The program, held on Saturday, July 29, featured talks by three General Authorities—Elder Hugh W. Pinnock of the Presidency of the Seventy and Elder F. Melvin Hammond and Elder Richard P. Lindsay of the Second Quorum of the Seventy.
Elder Pinnock pointed out that the difficulties pioneers faced made Bear Lake Valley, straddling the Utah-Idaho border, “a sort of geographic Zion’s Camp experience” that brought forth a particularly hardy group of Latter-day Saints whose descendants have had a great influence throughout the Church. He called on today’s members to emulate the faith, the intellectual liveliness, the resourcefulness and ingenuity, the courage and love of God that those pioneers showed. Like them, he advised, we should focus our efforts in life on spiritual pursuits—on the activities that matter most in eternity.
Elder Lindsay recalled a prophecy of President Brigham Young, during the hard times of the first years in the Salt Lake Valley, that the rich and influential of the world would come to envy the Saints in their mountain homes.
“When our people were living in little log cabins,” he reflected, “they were dreaming of the spires of the Salt Lake Temple.” The things they foresaw have come to pass, he said, elaborating on the strength of the pioneer spirit. “We need more of that kind of spirit today.”
He called on the descendants of the Idaho pioneers to reach out to others. “Help them to understand that the frontier of the Church is now the world.”
Elder Hammond added his own testimony that the pioneer spirit is still needed today, in a much broader field.
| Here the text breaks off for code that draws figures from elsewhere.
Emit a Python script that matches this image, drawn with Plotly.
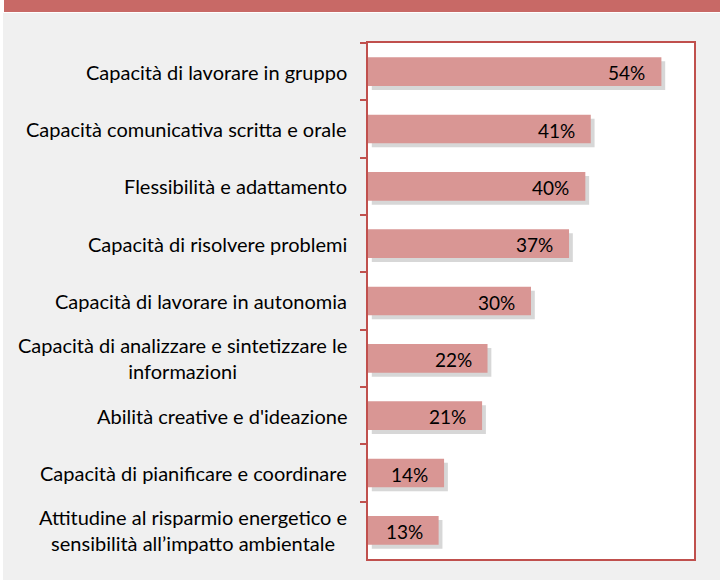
import plotly.graph_objects as go

categories = [
    "Capacità di lavorare in gruppo",
    "Capacità comunicativa scritta e orale",
    "Flessibilità e adattamento",
    "Capacità di risolvere problemi",
    "Capacità di lavorare in autonomia",
    "Capacità di analizzare e sintetizzare le<br>informazioni",
    "Abilità creative e d'ideazione",
    "Capacità di pianificare e coordinare",
    "Attitudine al risparmio energetico e<br>sensibilità all’impatto ambientale",
]
values = [54, 41, 40, 37, 30, 22, 21, 14, 13]
value_labels = ["54%", "41%", "40%", "37%", "30%", "22%", "21%", "14%", "13%"]

FONT = "Lato"
BAR = "#D99694"
RED = "#C0504D"

fig = go.Figure()
# drop shadow
fig.add_trace(go.Bar(
    y=categories, x=values, orientation="h", base=0.7,
    width=0.5, offset=-0.25 + 0.07,
    marker=dict(color="rgba(110,110,110,0.28)", line=dict(width=0)),
    hoverinfo="skip", showlegend=False,
))
fig.add_trace(go.Bar(
    y=categories, x=values, orientation="h",
    width=0.5, offset=-0.25,
    marker=dict(color=BAR, line=dict(width=0)),
    showlegend=False,
))

for c, v, t in zip(categories, values, value_labels):
    fig.add_annotation(x=v, y=c, xref="x", yref="y", text=t, showarrow=False,
                       xanchor="right", xshift=-14, yshift=-1,
                       font=dict(family=FONT, size=19, color="black"))
    fig.add_annotation(x=0, y=c, xref="paper", yref="y", text=c, showarrow=False,
                       xanchor="right", align="center", xshift=-19,
                       font=dict(family=FONT, size=20, color="black"))

L, R, T, B = 368, 26, 43, 21
W, H = 720, 580
pw, ph = W - L - R, H - T - B

def px_x(px):
    return (px - L) / pw

def px_y(py):
    return (H - B - py) / ph

fig.add_shape(type="rect", xref="paper", yref="paper",
              x0=px_x(4), x1=px_x(722), y0=px_y(12), y1=px_y(-2),
              fillcolor="#C86966", line=dict(width=0), layer="below")
fig.add_shape(type="rect", xref="paper", yref="paper",
              x0=px_x(3), x1=px_x(722), y0=px_y(582), y1=px_y(13),
              fillcolor="#F0F0F0", line=dict(width=0), layer="below")
fig.add_shape(type="rect", xref="paper", yref="paper",
              x0=0, x1=1, y0=0, y1=1,
              fillcolor="white", line=dict(width=0), layer="below")

fig.update_layout(
    width=W, height=H,
    margin=dict(l=L, r=R, t=T, b=B),
    paper_bgcolor="white",
    plot_bgcolor="white",
    barmode="overlay",
    font=dict(family=FONT, size=19, color="black"),
    xaxis=dict(range=[0, 60], showgrid=False, zeroline=False, showticklabels=False,
               showline=True, linecolor=RED, linewidth=2, mirror=True, ticks=""),
    yaxis=dict(autorange="reversed", showgrid=False, zeroline=False, showticklabels=False,
               showline=True, linecolor=RED, linewidth=2, mirror=True,
               ticks="outside", ticklen=6, tickcolor=RED, tickwidth=2,
               tickson="boundaries", type="category"),
)

fig.write_html("out.html", config={"displayModeBar": False},
               post_script="document.body.style.margin='0';document.body.style.overflow='hidden';")
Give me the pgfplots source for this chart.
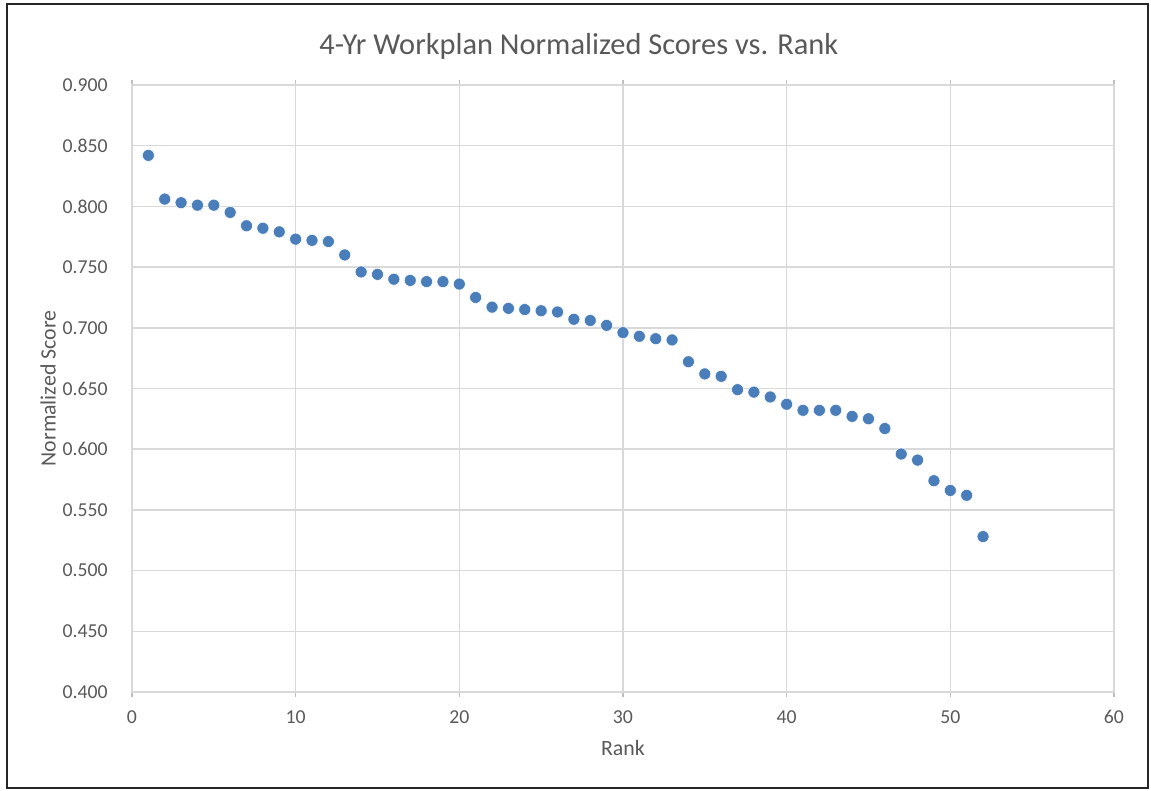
\documentclass[border=0pt]{standalone}
\usepackage{pgfplots}
\pgfplotsset{compat=1.18}
\usepackage{fontspec}
\setmainfont{Carlito}
\definecolor{txt}{HTML}{595959}
\definecolor{gridc}{HTML}{D9D9D9}
\definecolor{axc}{HTML}{BFBFBF}
\definecolor{dot}{HTML}{4A7EBB}
\begin{document}
\begin{tikzpicture}
\begin{axis}[
  scale only axis,
  width=736.5pt, height=455.25pt,
  xmin=0, xmax=60, ymin=0.4, ymax=0.9,
  xtick={0,10,20,30,40,50,60},
  ytick={0.4,0.45,0.5,0.55,0.6,0.65,0.7,0.75,0.8,0.85,0.9},
  yticklabels={0.400,0.450,0.500,0.550,0.600,0.650,0.700,0.750,0.800,0.850,0.900},
  grid=major,
  major grid style={gridc, line width=1.1pt},
  axis line style={gridc, line width=1.1pt},
  tick align=outside,
  major tick length=3.75pt,
  xtick style={axc, line width=1.1pt},
  ytick style={draw=none},
  /pgf/number format/assume math mode=true,
  ticklabel style={font=\fontsize{14.8}{16}\selectfont, text=txt},
  xticklabel style={anchor=center, yshift=-15pt},
  yticklabel style={anchor=east, inner sep=0pt, xshift=-14.25pt},
  title={4-Yr Workplan Normalized Scores vs. Rank},
  title style={at={(axis description cs:0.455,1.051)}, anchor=center, font=\fontsize{22.8}{26}\selectfont, text=txt},
  xlabel={Rank},
  xlabel style={at={(axis description cs:0.5,-0.0923)}, anchor=center, font=\fontsize{16.4}{18}\selectfont, text=txt},
  ylabel={Normalized Score},
  ylabel style={at={(axis description cs:-0.0855,0.5)}, anchor=center, rotate=0, font=\fontsize{16.4}{18}\selectfont, text=txt},
  clip=false,
]
\addplot[only marks, mark=*, mark size=4.5pt, mark options={fill=dot, draw=white, line width=0.4pt}] coordinates {
(1,0.842) (2,0.806) (3,0.803) (4,0.801) (5,0.801) (6,0.795) (7,0.784) (8,0.782)
(9,0.779) (10,0.773) (11,0.772) (12,0.771) (13,0.760) (14,0.746) (15,0.744) (16,0.740)
(17,0.739) (18,0.738) (19,0.738) (20,0.736) (21,0.725) (22,0.717) (23,0.716) (24,0.715)
(25,0.714) (26,0.713) (27,0.707) (28,0.706) (29,0.702) (30,0.696) (31,0.693) (32,0.691)
(33,0.690) (34,0.672) (35,0.662) (36,0.660) (37,0.649) (38,0.647) (39,0.643) (40,0.637)
(41,0.632) (42,0.632) (43,0.632) (44,0.627) (45,0.625) (46,0.617) (47,0.596) (48,0.591)
(49,0.574) (50,0.566) (51,0.562) (52,0.528)
};
\draw[color={black!85}, line width=1.8pt] (rel axis cs:-0.1273,-0.1582) rectangle (rel axis cs:1.0346,1.1334);
\path (rel axis cs:-0.1344,-0.1631) rectangle (rel axis cs:1.0377,1.14);
\end{axis}
\end{tikzpicture}
\end{document}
He spoke of the need for members with that spirit to take the gospel throughout the world. “You are pioneers, and the world is just opening to the restored gospel.”
Friday, July 28, was Pioneer Family Association Day in Paris. A presentation in the tabernacle dramatized the life of Elder Charles C. Rich, the member of the Quorum of the Twelve who was called by Brigham Young to lead colonization efforts in the Bear Lake Valley in 1863.
In addition to the commemorative program on Saturday afternoon, there was a parade in the morning, a flagpole dedication on the tabernacle lawn, and an evening class reunion program for all those who graduated from Fielding Academy, later Fielding High School, in Paris.
Saturday’s events drew between two thousand and three thousand people to Paris, a town whose population is just over seven hundred.
The week’s events culminated in a Sunday sacrament service in the tabernacle focusing on the pioneers, represented by some of their living descendants. Among the congregation were guests from stakes once part of the Bear Lake (now Paris Idaho) Stake. The stake once included Montpelier, Grace, and Soda Springs in Idaho, and Afton, Thayne, and Kemmerer in Wyoming.